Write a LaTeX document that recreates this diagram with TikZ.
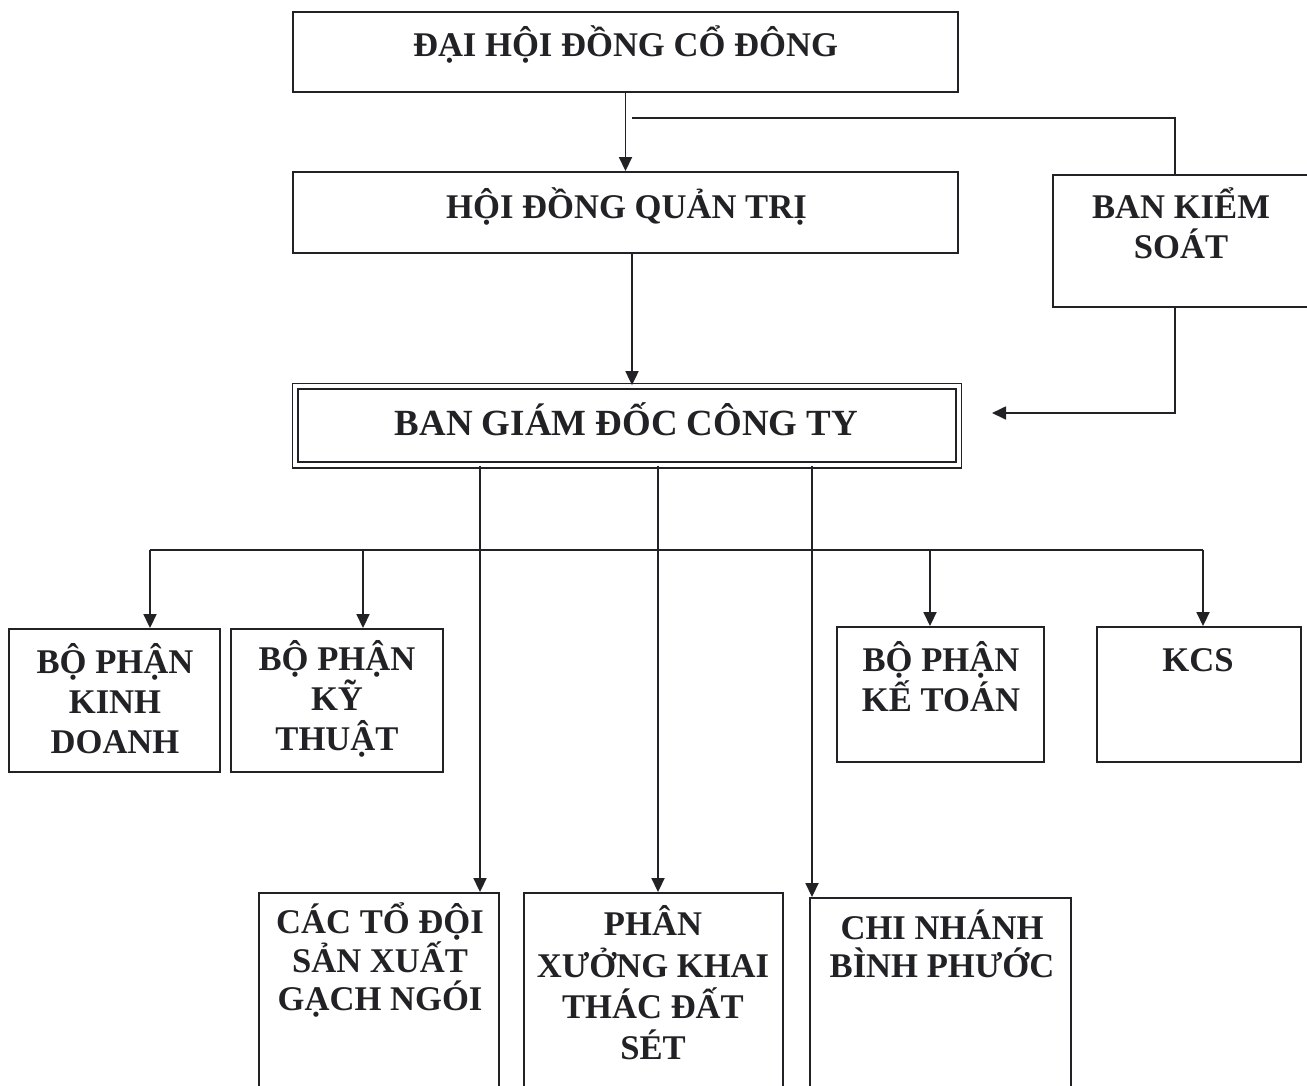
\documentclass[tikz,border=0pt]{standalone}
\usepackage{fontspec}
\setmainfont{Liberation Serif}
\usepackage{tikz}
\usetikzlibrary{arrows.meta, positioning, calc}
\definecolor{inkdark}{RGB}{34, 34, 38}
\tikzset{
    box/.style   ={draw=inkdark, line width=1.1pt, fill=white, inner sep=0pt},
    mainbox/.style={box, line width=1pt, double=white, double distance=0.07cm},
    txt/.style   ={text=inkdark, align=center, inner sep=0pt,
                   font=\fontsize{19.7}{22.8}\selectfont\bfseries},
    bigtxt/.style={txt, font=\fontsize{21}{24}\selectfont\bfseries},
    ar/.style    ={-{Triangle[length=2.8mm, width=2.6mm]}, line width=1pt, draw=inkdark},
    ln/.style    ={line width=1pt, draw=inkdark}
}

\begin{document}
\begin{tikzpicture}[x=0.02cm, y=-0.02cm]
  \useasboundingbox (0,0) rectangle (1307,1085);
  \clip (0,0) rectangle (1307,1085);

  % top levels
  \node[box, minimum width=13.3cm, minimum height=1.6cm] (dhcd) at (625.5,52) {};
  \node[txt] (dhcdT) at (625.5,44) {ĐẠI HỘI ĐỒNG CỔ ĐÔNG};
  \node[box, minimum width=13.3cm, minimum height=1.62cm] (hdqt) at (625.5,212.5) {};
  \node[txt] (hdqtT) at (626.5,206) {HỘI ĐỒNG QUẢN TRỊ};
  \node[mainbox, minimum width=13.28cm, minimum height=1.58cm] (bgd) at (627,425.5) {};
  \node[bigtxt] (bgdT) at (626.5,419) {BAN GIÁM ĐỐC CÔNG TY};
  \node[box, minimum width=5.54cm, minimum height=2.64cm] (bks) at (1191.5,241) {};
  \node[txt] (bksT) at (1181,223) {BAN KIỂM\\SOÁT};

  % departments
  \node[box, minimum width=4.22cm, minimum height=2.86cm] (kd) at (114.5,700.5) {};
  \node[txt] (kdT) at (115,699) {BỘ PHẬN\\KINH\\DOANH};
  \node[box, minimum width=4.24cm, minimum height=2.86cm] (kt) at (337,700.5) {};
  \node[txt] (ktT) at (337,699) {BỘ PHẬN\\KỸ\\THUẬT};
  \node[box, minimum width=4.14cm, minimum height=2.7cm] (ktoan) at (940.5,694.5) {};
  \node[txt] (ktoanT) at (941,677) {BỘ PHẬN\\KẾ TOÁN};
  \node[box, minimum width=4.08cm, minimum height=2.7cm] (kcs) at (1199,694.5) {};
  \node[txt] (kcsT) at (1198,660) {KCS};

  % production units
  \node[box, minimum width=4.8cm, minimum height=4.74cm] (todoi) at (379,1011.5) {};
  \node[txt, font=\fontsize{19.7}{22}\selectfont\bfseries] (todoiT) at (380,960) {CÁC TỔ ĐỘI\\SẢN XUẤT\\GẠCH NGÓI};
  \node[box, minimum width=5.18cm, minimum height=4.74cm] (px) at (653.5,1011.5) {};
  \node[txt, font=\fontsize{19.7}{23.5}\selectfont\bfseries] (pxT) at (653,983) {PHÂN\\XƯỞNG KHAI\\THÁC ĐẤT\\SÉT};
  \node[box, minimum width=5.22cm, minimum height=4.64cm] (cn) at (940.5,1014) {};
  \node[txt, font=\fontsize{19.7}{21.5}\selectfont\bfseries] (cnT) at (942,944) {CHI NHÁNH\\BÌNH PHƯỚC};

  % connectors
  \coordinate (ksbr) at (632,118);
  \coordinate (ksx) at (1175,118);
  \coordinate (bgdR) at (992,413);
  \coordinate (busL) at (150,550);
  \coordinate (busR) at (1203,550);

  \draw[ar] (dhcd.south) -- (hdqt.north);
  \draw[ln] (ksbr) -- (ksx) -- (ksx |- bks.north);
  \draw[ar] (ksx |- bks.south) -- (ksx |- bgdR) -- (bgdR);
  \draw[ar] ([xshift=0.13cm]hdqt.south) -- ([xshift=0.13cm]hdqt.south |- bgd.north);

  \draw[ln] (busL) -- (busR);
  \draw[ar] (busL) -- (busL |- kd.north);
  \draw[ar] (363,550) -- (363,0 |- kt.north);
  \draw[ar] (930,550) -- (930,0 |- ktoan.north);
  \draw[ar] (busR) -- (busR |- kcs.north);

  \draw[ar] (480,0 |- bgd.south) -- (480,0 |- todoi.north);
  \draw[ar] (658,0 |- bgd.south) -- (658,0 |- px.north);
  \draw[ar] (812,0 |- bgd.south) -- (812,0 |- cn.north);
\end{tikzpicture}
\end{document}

* * * *

THE REQUEST:
Make an exact copy of the listing above. Do not include the pictures.

WRITTEN RESPONSE:
Write a LaTeX document that recreates this diagram with TikZ.
\documentclass[tikz,border=0pt]{standalone}
\usepackage{fontspec}
\setmainfont{Liberation Serif}
\usepackage{tikz}
\usetikzlibrary{arrows.meta, positioning, calc}
\definecolor{inkdark}{RGB}{34, 34, 38}
\tikzset{
    box/.style   ={draw=inkdark, line width=1.1pt, fill=white, inner sep=0pt},
    mainbox/.style={box, line width=1pt, double=white, double distance=0.07cm},
    txt/.style   ={text=inkdark, align=center, inner sep=0pt,
                   font=\fontsize{19.7}{22.8}\selectfont\bfseries},
    bigtxt/.style={txt, font=\fontsize{21}{24}\selectfont\bfseries},
    ar/.style    ={-{Triangle[length=2.8mm, width=2.6mm]}, line width=1pt, draw=inkdark},
    ln/.style    ={line width=1pt, draw=inkdark}
}

\begin{document}
\begin{tikzpicture}[x=0.02cm, y=-0.02cm]
  \useasboundingbox (0,0) rectangle (1307,1085);
  \clip (0,0) rectangle (1307,1085);

  % top levels
  \node[box, minimum width=13.3cm, minimum height=1.6cm] (dhcd) at (625.5,52) {};
  \node[txt] (dhcdT) at (625.5,44) {ĐẠI HỘI ĐỒNG CỔ ĐÔNG};
  \node[box, minimum width=13.3cm, minimum height=1.62cm] (hdqt) at (625.5,212.5) {};
  \node[txt] (hdqtT) at (626.5,206) {HỘI ĐỒNG QUẢN TRỊ};
  \node[mainbox, minimum width=13.28cm, minimum height=1.58cm] (bgd) at (627,425.5) {};
  \node[bigtxt] (bgdT) at (626.5,419) {BAN GIÁM ĐỐC CÔNG TY};
  \node[box, minimum width=5.54cm, minimum height=2.64cm] (bks) at (1191.5,241) {};
  \node[txt] (bksT) at (1181,223) {BAN KIỂM\\SOÁT};

  % departments
  \node[box, minimum width=4.22cm, minimum height=2.86cm] (kd) at (114.5,700.5) {};
  \node[txt] (kdT) at (115,699) {BỘ PHẬN\\KINH\\DOANH};
  \node[box, minimum width=4.24cm, minimum height=2.86cm] (kt) at (337,700.5) {};
  \node[txt] (ktT) at (337,699) {BỘ PHẬN\\KỸ\\THUẬT};
  \node[box, minimum width=4.14cm, minimum height=2.7cm] (ktoan) at (940.5,694.5) {};
  \node[txt] (ktoanT) at (941,677) {BỘ PHẬN\\KẾ TOÁN};
  \node[box, minimum width=4.08cm, minimum height=2.7cm] (kcs) at (1199,694.5) {};
  \node[txt] (kcsT) at (1198,660) {KCS};

  % production units
  \node[box, minimum width=4.8cm, minimum height=4.74cm] (todoi) at (379,1011.5) {};
  \node[txt, font=\fontsize{19.7}{22}\selectfont\bfseries] (todoiT) at (380,960) {CÁC TỔ ĐỘI\\SẢN XUẤT\\GẠCH NGÓI};
  \node[box, minimum width=5.18cm, minimum height=4.74cm] (px) at (653.5,1011.5) {};
  \node[txt, font=\fontsize{19.7}{23.5}\selectfont\bfseries] (pxT) at (653,983) {PHÂN\\XƯỞNG KHAI\\THÁC ĐẤT\\SÉT};
  \node[box, minimum width=5.22cm, minimum height=4.64cm] (cn) at (940.5,1014) {};
  \node[txt, font=\fontsize{19.7}{21.5}\selectfont\bfseries] (cnT) at (942,944) {CHI NHÁNH\\BÌNH PHƯỚC};

  % connectors
  \coordinate (ksbr) at (632,118);
  \coordinate (ksx) at (1175,118);
  \coordinate (bgdR) at (992,413);
  \coordinate (busL) at (150,550);
  \coordinate (busR) at (1203,550);

  \draw[ar] (dhcd.south) -- (hdqt.north);
  \draw[ln] (ksbr) -- (ksx) -- (ksx |- bks.north);
  \draw[ar] (ksx |- bks.south) -- (ksx |- bgdR) -- (bgdR);
  \draw[ar] ([xshift=0.13cm]hdqt.south) -- ([xshift=0.13cm]hdqt.south |- bgd.north);

  \draw[ln] (busL) -- (busR);
  \draw[ar] (busL) -- (busL |- kd.north);
  \draw[ar] (363,550) -- (363,0 |- kt.north);
  \draw[ar] (930,550) -- (930,0 |- ktoan.north);
  \draw[ar] (busR) -- (busR |- kcs.north);

  \draw[ar] (480,0 |- bgd.south) -- (480,0 |- todoi.north);
  \draw[ar] (658,0 |- bgd.south) -- (658,0 |- px.north);
  \draw[ar] (812,0 |- bgd.south) -- (812,0 |- cn.north);
\end{tikzpicture}
\end{document}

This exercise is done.